I have an RGB LED (common cathode) that I am driving off of analog pins A0, A1, and A2 on the Arduino Nano RP2040 Connect.

I recently decided that I wanted to try to use one of the LEDs (Green) as an initial "power on" LED that will get illuminated as soon as power is applied to the board but that can then be turned off/overridden in software once the board has entered into setup().

Initially I was going to do this by effectively via a logical NOT gate using a transistor and using one of the digital out pins to control it -- when the power is first applied, the digital out would be low, and the "gate" would output a high signal, driving the LED. Then in setup() I would set the digital output to high and that would switch the gate to low and allow the analog out pin (A1) to drive the LED. I was going to add a diode in there to make sure current only flowed one direction if needed.

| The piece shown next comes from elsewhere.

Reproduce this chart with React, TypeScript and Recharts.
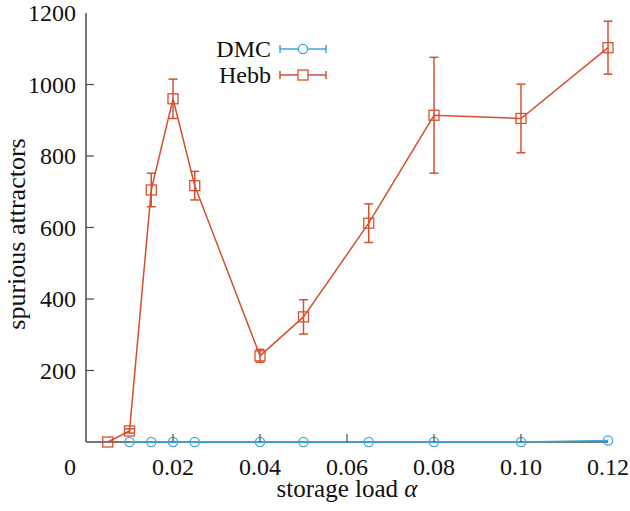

However, in prototyping this, I discovered that everything worked as needed simply having a high-value resistor from Vcc to the lead to the green LED. This would supply enough current to the LED to illuminate it and once the PWM of the analog out pin took over, did not seem to effect the color of the LED when driven from the software.

The schematic of the final setup is below.

My question to the forum is ... is what I am doing "bad" in any way? Will it damage the Arduino?

I'm not 100% sure what is going on under the hood -- my expectation was that the connection through the high value resistor would contribute a certain amount of current to the LED so the green LED would always be slightly on. But what appears to be happening is that when the LED is being driven by the analog pin, and -- I assume -- when the PWM cycle is "off" it is actually drawing current back into the analog pin (i.e. the A1 pin is acting as a ground during the off part of the PWM cycle). I also assume that during the "on" phase of the PWM, the current from the analog pin is dominating the LED and the amount of current contributed through the high value resistor is negligent, so not "adding" a significant amount of current to the green LED.

If my assumption is correct... is this temporary "reversal" of current flowing back into the analog pin during the off part of the PWM cycle a bad thing? Will I damage the board in any way by having this happen?

Thanks!

---Lawrence

This is normally the case with MCU push/pull outputs.

No problem if you don't exceed the maximum I/O pin current sink specification.

I can't think of a reason why you're doing this.
In setup(), set the green pin to output and write a HIGH to it.
That should almost instantly turn it on, without loop() even running yet.
Leo..

Thanks jremington!

I have a power switch/system that can easily be re-triggered in a short amount of time. So I want to see immediately when power is turned on so I can remove the triggering device and not accidentally turn the board back off again. I've not run the system with this new setup yet, so I'm not sure it will make much difference, but my tests to date without it indicate that it might.